When I’m asked to give a talk about or consult on policies around open data I’ve noticed there are a few questions that are most frequently asked:
“How do I assess the risks to the government of doing open data?”
“My bosses say that we can only release data if we know people aren’t going to do anything wrong/embarrassing/illegal/bad with it”
I would argue that these question are either flawed in their logic, or have already been largely addressed.
Firstly, it seems problematic to assess the risks of open data, without also assessing the opportunity. Any activity – from walking out my front door to scaling Mount Everest carries with it risks. What needs to be measured are not the risks in isolation but the risks balanced against the opportunity and benefits.
But more importantly, the logic of the question is flawed in another manner. It suggests that the government only take action if every possible negative use can be prevented.
Let’s forget about data for a second – imagine you are building a road. Now ask: “what are the risk’s that someone might misuse this road?” Well… they are significant. People are going to speed and they are going to jay walk. But it gets worse. Someone may rob a bank and then use the road as part of their escape route. Of course, the road will also provide more efficient transportation for 1000s of people, it will reduce costs, improve access, help ambulances save peoples lives and do millions of other things, but people will also misuse it.

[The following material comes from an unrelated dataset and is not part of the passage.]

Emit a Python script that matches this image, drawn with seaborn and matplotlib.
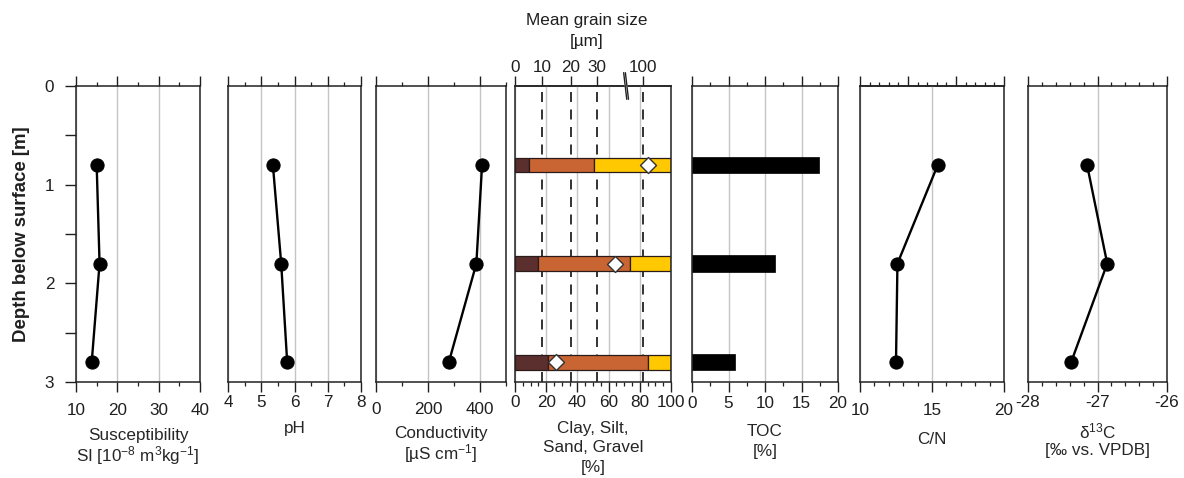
import numpy as np
import matplotlib
matplotlib.use("Agg")
import matplotlib.pyplot as plt
import seaborn as sns
from matplotlib.ticker import MultipleLocator, FixedLocator, NullLocator, FuncFormatter

# ---- profile data (sample depths in metres below surface) ----
depth_m = [0.8, 1.8, 2.8]
susceptibility = [15.0, 15.7, 13.8]
ph = [5.35, 5.60, 5.78]
conductivity = [408, 386, 280]
clay_pct = [9.2, 14.5, 21.4]
silt_pct = [41.4, 59.2, 64.1]
sand_pct = [49.4, 26.3, 14.5]
mean_grain_um = [108, 57, 15]
toc_pct = [17.4, 11.4, 5.9]
c_to_n = [15.4, 12.6, 12.5]
d13c = [-27.15, -26.86, -27.38]

grain_tick_um = [0, 10, 20, 30, 100]
grain_tick_labels = ["0", "10", "20", "30", "100"]

# piecewise grain-size scale of the top axis (µm -> position on the 0-100 % axis)
_scale_um = np.array([0, 10, 20, 30, 100, 1000], dtype=float)
_scale_pos = np.array([0, 17.3, 35.6, 52.6, 82.0, 82.0 + 900 * 29.4 / 70])


def um_to_pos(v):
    return np.interp(v, _scale_um, _scale_pos)


def pos_to_um(v):
    return np.interp(v, _scale_pos, _scale_um)


sns.set_theme(style="white")
plt.rcParams["font.family"] = ["Liberation Sans", "DejaVu Sans"]
plt.rcParams["mathtext.fontset"] = "custom"
plt.rcParams["mathtext.rm"] = "Liberation Sans"
plt.rcParams["mathtext.it"] = "Liberation Sans:italic"
plt.rcParams["mathtext.bf"] = "Liberation Sans:bold"
for key in ("text.color", "xtick.color", "ytick.color", "xtick.labelcolor", "ytick.labelcolor"):
    plt.rcParams[key] = "#1f1f1f"

FS = 12.3
W, H = 1184, 478
fig = plt.figure(figsize=(W / 100, H / 100), dpi=100)
fig.patch.set_facecolor("white")

TOP_PX, BOT_PX = 86, 382
panel_px = [(76, 200), (228, 361), (376, 506), (515, 671),
            (692, 838), (860, 1004), (1028, 1167)]
axes = []
for x0, x1 in panel_px:
    ax = fig.add_axes([x0 / W, 1 - BOT_PX / H, (x1 - x0) / W, (BOT_PX - TOP_PX) / H])
    axes.append(ax)

SPINE_C = "#222222"
GRID_C = "#c4c4c4"
MAJ_LEN, MIN_LEN = 7.2, 3.0


def label_pad(center_px):
    # distance from tick end to the label box, in points
    return max((center_px - 9.0 - (BOT_PX + 10)) * 0.72, 0.5)


def style_panel(ax, xlim, major, minor, label_center_px, top=True):
    ax.set_xlim(*xlim)
    ax.set_ylim(3, 0)
    ax.xaxis.set_major_locator(MultipleLocator(major))
    ax.xaxis.set_minor_locator(MultipleLocator(minor))
    ax.tick_params(axis="x", which="both", direction="out", bottom=True, top=top,
                   labelbottom=True, labeltop=False, labelsize=FS)
    ax.tick_params(axis="x", which="major", length=MAJ_LEN, width=1.0,
                   pad=label_pad(label_center_px))
    ax.tick_params(axis="x", which="minor", length=MIN_LEN, width=0.9)
    ax.tick_params(axis="y", which="both", left=False, right=False, labelleft=False)
    for s in ax.spines.values():
        s.set_linewidth(1.1)
        s.set_color(SPINE_C)
        s.set_visible(True)
    ax.grid(axis="x", which="major", color=GRID_C, lw=1.0)
    ax.grid(axis="y", visible=False)
    ax.set_axisbelow(True)
    ax.set_facecolor("white")


def set_label(ax, text, center_px, spacing=1.35):
    ax.set_xlabel(text, fontsize=FS, va="center", ha="center", linespacing=spacing)
    ax.xaxis.set_label_coords(0.5, (BOT_PX - center_px) / (BOT_PX - TOP_PX))


def profile(ax, values):
    sns.lineplot(x=values, y=depth_m, orient="y", ax=ax, color="black", lw=1.7,
                 marker="o", markersize=9.5, markeredgecolor="black", legend=False, zorder=3)
    ax.set_ylim(3, 0)
    ax.set_ylabel("")


# ---- magnetic susceptibility (also carries the depth axis) ----
ax = axes[0]
style_panel(ax, (10, 40), 10, 5, 412)
profile(ax, susceptibility)
ax.set_yticks([0, 1, 2, 3])
ax.yaxis.set_minor_locator(MultipleLocator(0.5))
ax.tick_params(axis="y", which="both", left=True, labelleft=True, direction="out",
               length=7.7, width=1.0, labelsize=FS, pad=8)
fig.text(22 / W, 1 - 234 / H, "Depth below surface [m]", rotation=90,
         fontsize=13.4, fontweight="bold", ha="center", va="center")
set_label(ax, "Susceptibility\nSI [10$^{-8}$ m$^{3}$kg$^{-1}$]", 447.5, spacing=1.12)

# ---- pH ----
ax = axes[1]
style_panel(ax, (4, 8), 1, 0.5, 404)
profile(ax, ph)
set_label(ax, "pH", 429)

# ---- conductivity ----
ax = axes[2]
style_panel(ax, (0, 500), 200, 100, 411)
profile(ax, conductivity)
set_label(ax, "Conductivity\n[µS cm$^{-1}$]", 445.5, spacing=1.12)

# ---- grain size composition ----
ax = axes[3]
style_panel(ax, (0, 100), 20, 5, 404, top=False)
bar_h = 0.15
clay_c, silt_c, sand_c = "#5c2f2f", "#c86533", "#ffc800"
left = np.zeros(len(depth_m))
for vals, col in ((clay_pct, clay_c), (silt_pct, silt_c), (sand_pct, sand_c)):
    ax.barh(depth_m, vals, left=left, height=bar_h, color=col,
            edgecolor="#2a1a1a", linewidth=0.9, zorder=2)
    left = left + np.asarray(vals)
for um in grain_tick_um[1:]:
    ax.axvline(um_to_pos(um), color="#111111", lw=1.2, ls=(0, (6, 4.5)), zorder=1)
sns.scatterplot(x=um_to_pos(mean_grain_um), y=depth_m, ax=ax, marker="D", s=66,
                color="white", edgecolor="#333333", linewidth=1.0, zorder=4, legend=False)
ax.set_ylim(3, 0)
ax.set_ylabel("")
sec = ax.secondary_xaxis("top", functions=(pos_to_um, um_to_pos))
sec.xaxis.set_major_locator(FixedLocator(grain_tick_um))
sec.xaxis.set_minor_locator(NullLocator())
sec.set_xticklabels(grain_tick_labels)
sec.tick_params(axis="x", which="major", direction="out", length=MAJ_LEN, width=1.0,
                labelsize=FS, pad=1.0)
sec.spines["top"].set_linewidth(1.1)
sec.spines["top"].set_color(SPINE_C)
# axis break between 30 and 100 µm
bx = 0.71
ax.plot([bx - 0.008, bx + 0.012], [1.045, 0.955], transform=ax.transAxes,
        color="white", lw=2.0, clip_on=False, zorder=6, solid_capstyle="butt")
for dx in (-0.0055, 0.0055):
    ax.plot([bx - 0.008 + dx, bx + 0.012 + dx], [1.045, 0.955], transform=ax.transAxes,
            color="#222222", lw=1.0, clip_on=False, zorder=7)
set_label(ax, "Clay, Silt,\nSand, Gravel\n[%]", 448)
fig.text(587 / W, 1 - 31 / H, "Mean grain size\n[µm]", ha="center", va="center",
         fontsize=FS, linespacing=1.45)

# ---- total organic carbon ----
ax = axes[4]
style_panel(ax, (0, 20), 5, 2.5, 405)
ax.barh(depth_m, toc_pct, height=0.165, color="black", edgecolor="black", lw=0.5, zorder=2)
ax.set_ylim(3, 0)
set_label(ax, "TOC\n[%]", 441.5)

# ---- C/N ratio ----
ax = axes[5]
style_panel(ax, (10, 20), 5, 1, 412, top=False)
profile(ax, c_to_n)
sec = ax.secondary_xaxis("top")
sec.xaxis.set_major_locator(FixedLocator([10, 10 + 10 / 3, 10 + 20 / 3, 20]))
sec.xaxis.set_minor_locator(MultipleLocator(2 / 3))
sec.tick_params(axis="x", which="both", direction="out", labeltop=False, width=1.0)
sec.tick_params(axis="x", which="major", length=MAJ_LEN)
sec.tick_params(axis="x", which="minor", length=MIN_LEN, width=0.9)
sec.spines["top"].set_linewidth(1.1)
sec.spines["top"].set_color(SPINE_C)
set_label(ax, "C/N", 439)

# ---- stable carbon isotopes ----
ax = axes[6]
style_panel(ax, (-28, -26), 1, 0.2, 404)
profile(ax, d13c)
ax.xaxis.set_major_formatter(FuncFormatter(lambda v, p: f"{v:.0f}"))
set_label(ax, "δ$^{13}$C\n[‰ vs. VPDB]", 439.5, spacing=1.15)

fig.savefig("out.png", dpi=100, facecolor="white")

However, at no point in any policy discussion in any government has anyone said “we can’t build this road because, hypothetically, someone may speed or use it as an escape route during a robbery.”
And yet, this logic is frequently accepted, or at least goes unchallenged, as appropriate when discussing open data.
The fact is, most governments already have the necessary policy infrastructure for managing the overwhelming majority of risks concerning open data. Your government likely has provisions dealing with privacy – if applied to open data this should address these concerns. Your government likely has provisions for dealing with confidential and security related issues – if applied to open data this should address these concerns. Finally, your government(s) likely has a legal system that outlines what is, and is not legal – when it comes to the use of open data, this legal system is in effect.
If someone gets caught speeding, we have enforcement officials and laws that catch and punish them. The same is true with data. If someone uses it to do something illegal we already have a system in place for addressing that. This is how we manage the risk of misuse. It is seen as acceptable for every part of our life and every aspect of our society. Why not with open data too?
The opportunity, of both roads and data, are significant enough that we build them and share them despite the fact that a small number of people may not use them appropriately. Should we be concerned about those who will misuse them? Absolutely. But do we allow a small amount of misuse to stop us from building roads or sharing data? No. We mitigate the concern.
With open data, I’m happy to report that we already have the infrastructure in place to do just that.